Where a line holds "this", copy it.

Record list
..........
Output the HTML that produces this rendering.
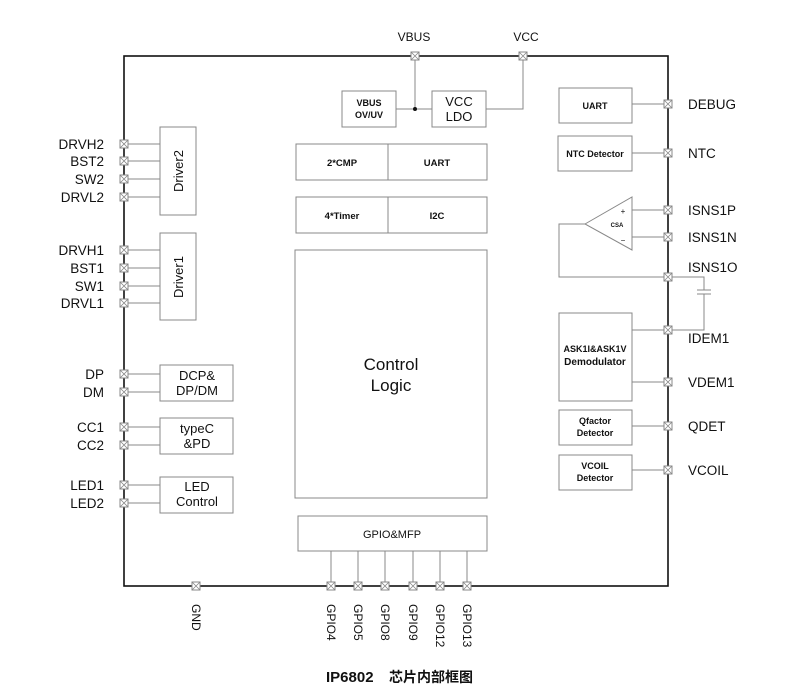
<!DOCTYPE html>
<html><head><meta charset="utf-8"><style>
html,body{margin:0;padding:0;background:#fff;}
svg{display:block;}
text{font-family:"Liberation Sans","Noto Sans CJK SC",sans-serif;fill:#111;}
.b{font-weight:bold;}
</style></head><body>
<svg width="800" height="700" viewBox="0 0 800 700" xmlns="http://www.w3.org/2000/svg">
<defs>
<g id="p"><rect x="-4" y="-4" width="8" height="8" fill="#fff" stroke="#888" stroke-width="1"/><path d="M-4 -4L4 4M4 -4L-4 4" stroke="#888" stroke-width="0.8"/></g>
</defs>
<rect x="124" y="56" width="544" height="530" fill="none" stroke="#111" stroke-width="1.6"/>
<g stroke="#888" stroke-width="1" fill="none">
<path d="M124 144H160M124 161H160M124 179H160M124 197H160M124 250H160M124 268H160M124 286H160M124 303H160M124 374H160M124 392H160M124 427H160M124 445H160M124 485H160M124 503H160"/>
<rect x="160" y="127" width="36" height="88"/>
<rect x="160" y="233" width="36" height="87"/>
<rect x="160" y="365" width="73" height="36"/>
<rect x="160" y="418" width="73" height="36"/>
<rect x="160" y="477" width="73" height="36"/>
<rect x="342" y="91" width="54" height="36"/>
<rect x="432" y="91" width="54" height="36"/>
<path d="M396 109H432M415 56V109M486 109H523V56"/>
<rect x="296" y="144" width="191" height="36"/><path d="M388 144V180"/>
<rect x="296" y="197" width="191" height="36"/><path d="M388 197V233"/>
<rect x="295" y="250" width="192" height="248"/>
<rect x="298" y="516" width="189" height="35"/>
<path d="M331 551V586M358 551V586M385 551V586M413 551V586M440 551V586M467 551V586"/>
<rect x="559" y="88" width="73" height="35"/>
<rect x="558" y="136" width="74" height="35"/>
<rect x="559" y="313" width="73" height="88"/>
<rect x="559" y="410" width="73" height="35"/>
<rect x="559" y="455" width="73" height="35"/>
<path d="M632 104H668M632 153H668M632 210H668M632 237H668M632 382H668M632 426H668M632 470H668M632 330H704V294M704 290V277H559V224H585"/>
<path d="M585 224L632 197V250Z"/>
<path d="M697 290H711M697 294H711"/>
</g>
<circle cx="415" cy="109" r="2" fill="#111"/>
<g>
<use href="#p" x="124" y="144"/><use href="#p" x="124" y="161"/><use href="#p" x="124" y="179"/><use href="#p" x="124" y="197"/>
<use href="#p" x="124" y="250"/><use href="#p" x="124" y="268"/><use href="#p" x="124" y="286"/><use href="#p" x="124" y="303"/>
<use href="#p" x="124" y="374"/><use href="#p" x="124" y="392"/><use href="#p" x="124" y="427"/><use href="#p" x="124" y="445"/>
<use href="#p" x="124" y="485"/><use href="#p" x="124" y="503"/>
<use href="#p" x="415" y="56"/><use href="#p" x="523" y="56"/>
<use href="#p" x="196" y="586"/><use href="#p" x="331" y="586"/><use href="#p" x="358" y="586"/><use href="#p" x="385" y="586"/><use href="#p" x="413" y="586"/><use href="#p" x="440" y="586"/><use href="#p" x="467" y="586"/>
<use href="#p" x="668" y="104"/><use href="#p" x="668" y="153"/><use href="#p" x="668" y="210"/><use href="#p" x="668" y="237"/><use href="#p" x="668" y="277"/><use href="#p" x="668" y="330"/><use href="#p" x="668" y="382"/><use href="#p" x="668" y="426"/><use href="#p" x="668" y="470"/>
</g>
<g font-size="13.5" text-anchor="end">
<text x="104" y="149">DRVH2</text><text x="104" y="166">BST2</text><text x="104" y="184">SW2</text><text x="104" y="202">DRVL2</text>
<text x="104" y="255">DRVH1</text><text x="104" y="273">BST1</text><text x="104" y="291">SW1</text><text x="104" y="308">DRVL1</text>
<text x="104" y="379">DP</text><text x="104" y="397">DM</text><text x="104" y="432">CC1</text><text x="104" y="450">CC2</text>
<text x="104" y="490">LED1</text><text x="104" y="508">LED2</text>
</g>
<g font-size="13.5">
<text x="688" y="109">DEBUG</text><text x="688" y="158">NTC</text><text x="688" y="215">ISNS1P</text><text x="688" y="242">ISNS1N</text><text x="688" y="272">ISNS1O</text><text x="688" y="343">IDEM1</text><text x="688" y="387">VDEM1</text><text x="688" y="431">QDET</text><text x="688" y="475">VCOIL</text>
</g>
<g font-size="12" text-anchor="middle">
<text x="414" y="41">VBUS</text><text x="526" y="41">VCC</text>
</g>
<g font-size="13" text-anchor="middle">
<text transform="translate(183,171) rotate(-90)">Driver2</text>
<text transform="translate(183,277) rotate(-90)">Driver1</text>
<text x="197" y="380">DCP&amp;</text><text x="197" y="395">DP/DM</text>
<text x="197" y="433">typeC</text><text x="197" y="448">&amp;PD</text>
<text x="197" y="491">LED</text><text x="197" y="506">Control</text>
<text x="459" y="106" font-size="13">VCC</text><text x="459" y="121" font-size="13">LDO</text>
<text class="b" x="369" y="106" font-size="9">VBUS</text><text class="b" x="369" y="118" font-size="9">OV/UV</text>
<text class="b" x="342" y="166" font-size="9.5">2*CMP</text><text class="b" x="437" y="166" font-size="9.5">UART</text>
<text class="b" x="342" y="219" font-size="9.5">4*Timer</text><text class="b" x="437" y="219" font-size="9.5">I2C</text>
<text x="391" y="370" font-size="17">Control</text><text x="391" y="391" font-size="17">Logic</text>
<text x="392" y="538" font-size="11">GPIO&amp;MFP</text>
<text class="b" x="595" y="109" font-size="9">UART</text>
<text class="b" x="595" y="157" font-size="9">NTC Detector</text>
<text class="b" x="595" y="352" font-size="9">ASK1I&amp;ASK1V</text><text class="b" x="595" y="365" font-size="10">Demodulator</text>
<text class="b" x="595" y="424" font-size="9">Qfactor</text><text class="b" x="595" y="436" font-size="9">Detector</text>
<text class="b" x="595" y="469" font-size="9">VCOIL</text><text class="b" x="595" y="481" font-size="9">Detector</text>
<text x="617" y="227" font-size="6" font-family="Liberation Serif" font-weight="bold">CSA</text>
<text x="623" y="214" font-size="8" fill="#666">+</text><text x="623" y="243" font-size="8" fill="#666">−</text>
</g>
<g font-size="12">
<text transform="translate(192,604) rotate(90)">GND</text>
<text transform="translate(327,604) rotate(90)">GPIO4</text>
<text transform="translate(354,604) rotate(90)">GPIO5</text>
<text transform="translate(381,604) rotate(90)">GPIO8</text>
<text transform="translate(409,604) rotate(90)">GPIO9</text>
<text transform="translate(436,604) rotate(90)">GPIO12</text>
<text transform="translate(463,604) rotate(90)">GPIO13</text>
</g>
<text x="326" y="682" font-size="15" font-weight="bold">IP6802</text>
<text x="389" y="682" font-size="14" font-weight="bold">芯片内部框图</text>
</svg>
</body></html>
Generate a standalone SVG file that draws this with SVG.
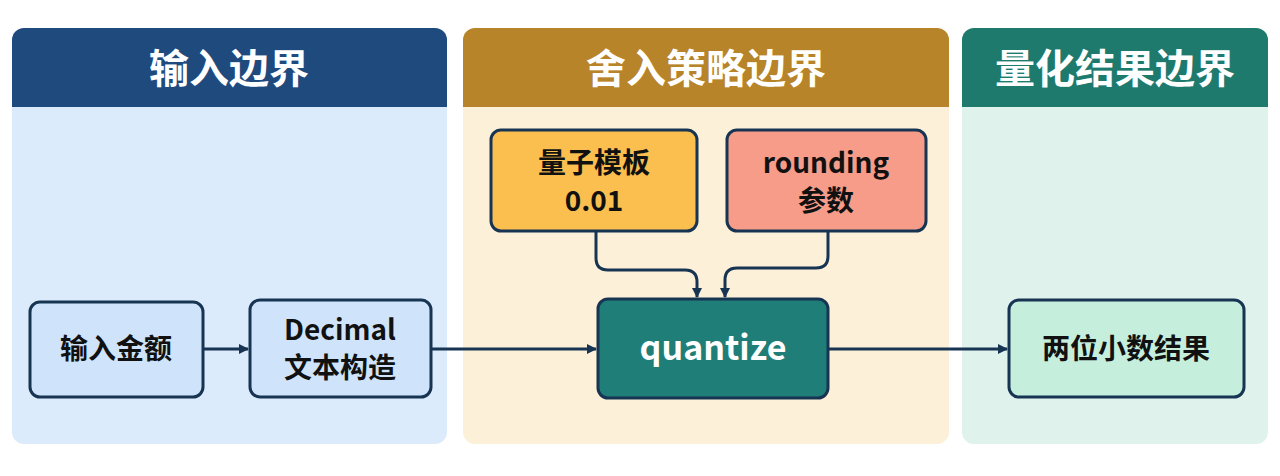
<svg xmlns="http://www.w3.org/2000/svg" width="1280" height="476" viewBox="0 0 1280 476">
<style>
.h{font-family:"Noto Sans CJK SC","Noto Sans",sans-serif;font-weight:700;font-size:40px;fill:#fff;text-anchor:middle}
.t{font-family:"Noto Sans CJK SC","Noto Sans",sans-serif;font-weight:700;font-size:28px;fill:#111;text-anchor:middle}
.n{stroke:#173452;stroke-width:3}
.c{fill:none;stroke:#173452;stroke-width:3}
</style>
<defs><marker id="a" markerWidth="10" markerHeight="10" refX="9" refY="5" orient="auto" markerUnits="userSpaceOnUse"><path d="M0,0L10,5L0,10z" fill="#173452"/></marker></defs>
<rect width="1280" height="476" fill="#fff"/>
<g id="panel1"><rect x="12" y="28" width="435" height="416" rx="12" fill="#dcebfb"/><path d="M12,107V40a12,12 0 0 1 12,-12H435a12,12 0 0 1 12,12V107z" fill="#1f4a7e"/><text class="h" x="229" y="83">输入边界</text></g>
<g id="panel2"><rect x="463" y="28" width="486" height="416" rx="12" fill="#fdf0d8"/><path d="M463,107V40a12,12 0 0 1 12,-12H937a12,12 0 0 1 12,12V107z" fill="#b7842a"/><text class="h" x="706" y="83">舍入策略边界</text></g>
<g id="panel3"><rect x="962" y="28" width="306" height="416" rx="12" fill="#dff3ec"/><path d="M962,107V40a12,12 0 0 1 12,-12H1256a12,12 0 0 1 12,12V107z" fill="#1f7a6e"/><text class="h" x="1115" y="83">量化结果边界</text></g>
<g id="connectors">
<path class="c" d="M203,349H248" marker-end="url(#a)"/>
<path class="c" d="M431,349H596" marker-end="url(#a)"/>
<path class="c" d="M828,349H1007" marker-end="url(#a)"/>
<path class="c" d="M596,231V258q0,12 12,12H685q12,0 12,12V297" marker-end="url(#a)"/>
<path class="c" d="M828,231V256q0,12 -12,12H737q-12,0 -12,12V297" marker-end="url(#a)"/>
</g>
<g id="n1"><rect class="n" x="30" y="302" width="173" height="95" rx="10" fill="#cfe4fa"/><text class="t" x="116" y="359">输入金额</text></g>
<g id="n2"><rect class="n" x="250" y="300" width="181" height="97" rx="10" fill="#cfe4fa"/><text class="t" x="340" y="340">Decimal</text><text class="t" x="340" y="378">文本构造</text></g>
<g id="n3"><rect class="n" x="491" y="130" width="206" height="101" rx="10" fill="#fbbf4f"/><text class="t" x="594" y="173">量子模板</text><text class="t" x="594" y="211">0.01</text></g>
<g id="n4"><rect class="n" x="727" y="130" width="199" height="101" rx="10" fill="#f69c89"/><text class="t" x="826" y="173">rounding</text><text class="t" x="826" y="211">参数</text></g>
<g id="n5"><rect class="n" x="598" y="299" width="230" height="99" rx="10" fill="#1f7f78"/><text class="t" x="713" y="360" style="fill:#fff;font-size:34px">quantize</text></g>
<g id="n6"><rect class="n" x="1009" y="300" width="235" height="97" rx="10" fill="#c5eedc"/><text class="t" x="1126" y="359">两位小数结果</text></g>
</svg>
..........
Final result
Output the HTML that produces this rendering.
Generate a standalone SVG file that draws this with SVG.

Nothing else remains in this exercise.